Japanese tradition includes 七福神 (shichifukujin, “Seven Fortune Gods”)—deities bringing specific blessings: wealth, longevity, happiness, honest poverty, popularity, wisdom, food. Pilgrims visit shrines dedicated to all seven seeking comprehensive fortune. The group’s name literally contains 福, marking them as fortune-bringing entities. Their images appear on New Year’s decorations, shop signs, and lucky charms.
🎨 Tattoo Design Ideas
- ✨ Traditional Bold Calligraphy — Single character in thick, confident brushwork captures 福’s power and positive energy. The strokes should feel prosperous and abundant—visual manifestation of the blessing itself. Perfect for medium-to-large placements (5-8 inches) on upper back, chest, or thigh where the character commands attention.
- ✨ Red Circle Seal Design — Place 福 within traditional red circular seal (hanko format) as it appears on New Year’s decorations and lucky charms. Red symbolizes happiness and wards off evil in East Asian culture. The enclosed circle creates unified composition suggesting completeness and protection. This format honors cultural authenticity.
- ✨ Upside-Down Fortune — Display 福 inverted following Chinese New Year tradition where upside-down (倒, dào) sounds like “arrive” (到, dào), so upside-down fortune = fortune arrives. This requires cultural explanation but creates conversation starter while demonstrating deeper knowledge of fortune symbolism across East Asian traditions.
- ✨ Minimalist Modern Line — Clean, precise strokes without decorative flourish for contemporary aesthetic. Despite traditional meaning, modern execution feels fresh and sophisticated. Ideal for smaller placements (4-6 inches) on forearm, shoulder blade, or calf where simplicity creates elegant statement.
- ✨ With Prosperity Symbols — Pair 福 with other fortune imagery—gold coins, lucky bamboo, plum blossoms, koi fish, cranes. Keep additional elements minimal and tasteful, ensuring 福 remains dominant. The supporting symbols reinforce fortune concept through multiple cultural references without cluttering composition.

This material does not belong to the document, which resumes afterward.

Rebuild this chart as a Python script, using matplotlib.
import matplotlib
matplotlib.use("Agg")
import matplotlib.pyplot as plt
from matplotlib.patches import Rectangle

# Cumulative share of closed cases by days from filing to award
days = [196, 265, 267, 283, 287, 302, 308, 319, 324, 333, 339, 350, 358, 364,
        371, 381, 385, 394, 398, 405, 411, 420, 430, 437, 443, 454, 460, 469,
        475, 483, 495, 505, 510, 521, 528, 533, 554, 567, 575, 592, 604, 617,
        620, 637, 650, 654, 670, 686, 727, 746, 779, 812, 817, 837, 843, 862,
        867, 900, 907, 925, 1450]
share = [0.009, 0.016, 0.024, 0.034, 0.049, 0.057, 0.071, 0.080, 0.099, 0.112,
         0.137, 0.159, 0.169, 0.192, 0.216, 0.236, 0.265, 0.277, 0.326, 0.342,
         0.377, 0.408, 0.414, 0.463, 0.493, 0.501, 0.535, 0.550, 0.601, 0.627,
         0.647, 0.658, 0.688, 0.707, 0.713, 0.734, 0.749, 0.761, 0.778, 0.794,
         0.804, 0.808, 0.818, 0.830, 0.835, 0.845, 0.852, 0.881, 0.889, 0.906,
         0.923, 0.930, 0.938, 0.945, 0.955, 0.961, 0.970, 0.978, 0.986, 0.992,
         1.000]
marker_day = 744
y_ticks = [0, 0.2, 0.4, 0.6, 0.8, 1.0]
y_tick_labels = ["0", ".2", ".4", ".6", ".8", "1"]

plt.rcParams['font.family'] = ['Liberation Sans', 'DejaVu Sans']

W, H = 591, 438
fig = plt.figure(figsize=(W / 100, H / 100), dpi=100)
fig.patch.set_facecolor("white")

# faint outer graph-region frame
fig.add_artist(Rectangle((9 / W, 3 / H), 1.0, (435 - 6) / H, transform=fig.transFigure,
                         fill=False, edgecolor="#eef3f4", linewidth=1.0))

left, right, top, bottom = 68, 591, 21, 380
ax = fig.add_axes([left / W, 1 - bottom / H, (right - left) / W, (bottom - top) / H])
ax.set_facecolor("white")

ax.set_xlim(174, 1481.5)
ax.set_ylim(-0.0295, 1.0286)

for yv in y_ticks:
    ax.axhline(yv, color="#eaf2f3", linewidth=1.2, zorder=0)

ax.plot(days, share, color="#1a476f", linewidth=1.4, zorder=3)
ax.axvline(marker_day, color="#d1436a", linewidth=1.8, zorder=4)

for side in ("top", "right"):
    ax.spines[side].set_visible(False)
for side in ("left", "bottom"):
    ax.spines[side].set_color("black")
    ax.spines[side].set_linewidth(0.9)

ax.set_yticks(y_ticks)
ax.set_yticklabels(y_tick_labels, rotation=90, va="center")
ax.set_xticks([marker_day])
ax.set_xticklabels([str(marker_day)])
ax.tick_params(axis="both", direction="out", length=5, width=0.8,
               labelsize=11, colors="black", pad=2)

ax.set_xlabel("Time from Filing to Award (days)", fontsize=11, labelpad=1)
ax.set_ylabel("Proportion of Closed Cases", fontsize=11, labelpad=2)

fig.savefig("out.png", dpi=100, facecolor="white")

- ✨ Scroll Format Design — Present 福 in traditional hanging scroll (kakejiku) composition with decorative borders above and below. This format honors how single powerful characters are displayed in Japanese homes and temples as meditation objects and blessing reminders. Works beautifully vertically along spine, forearm, or outer leg.
Who Chooses This Tattoo
Entrepreneurs and business owners choose 福 invoking prosperity for their ventures. They need fortune—in the comprehensive sense of customers appearing, deals closing, obstacles clearing, timing working favorably. The tattoo becomes permanent good-luck charm, visible reminder that success requires both hard work AND favorable circumstances, effort AND blessing. It acknowledges the role of fortune in all achievement.
People beginning new life chapters—marriages, relocations, career changes, recoveries from illness—select 福 marking fresh starts with blessing-seeking. They’re stepping into uncertainty and want fortune’s favor. The character becomes prayer and promise: “may this new beginning bring comprehensive wellbeing, may circumstances align favorably, may blessings outnumber struggles.” It’s hope made permanent.
Those drawn to East Asian cultural aesthetics wear 福 connecting to traditions around fortune-seeking, ritual blessing, and proper relationship between humans and cosmic forces. They appreciate how cultures developed sophisticated systems for invoking good fortune, how single characters carry entire philosophies, how visual symbols function as active agents attracting positive energy. The tattoo becomes cultural bridge and personal talisman simultaneously.
福 ranks among the most recognized Chinese characters globally—even people who can’t read kanji often recognize it from Chinese restaurants, New Year’s decorations, and cultural celebrations. This universal recognition means your tattoo communicates clearly across cultures. You’re not explaining obscure symbol; you’re displaying universally understood blessing wish that transcends language barriers.
Why This Character Endures
Humans across cultures developed fortune-seeking practices because we understand fundamentally that effort alone doesn’t guarantee success. You can work brilliantly and still fail through bad timing, hostile circumstances, random catastrophe. Conversely, mediocre work sometimes succeeds through lucky breaks, perfect timing, favorable conditions. Fortune—call it luck, blessing, providence, grace—plays undeniable role in outcomes.
福 acknowledges this reality without falling into pure fatalism. The character’s etymology—placing full jar on altar—suggests fortune requires BOTH components. You need the full jar (your effort, your resources, your preparation) AND you need to place it on the altar (appeal to forces beyond your control, maintain proper relationships, position yourself favorably). Fortune favors those who prepare and position themselves to receive it.
The character endures because we keep needing language for that mysterious X-factor separating success from failure, wellbeing from suffering, thriving from merely surviving. Getting 福 tattooed becomes permanent acknowledgment that life requires more than individual effort—it requires favorable circumstances, good timing, blessings received. The character functions as both prayer (“may fortune find me”) and commitment (“I’ll position myself to receive it”). That wisdom—working hard while acknowledging fortune’s role, making offerings while building abundance—remains worth carrying permanently.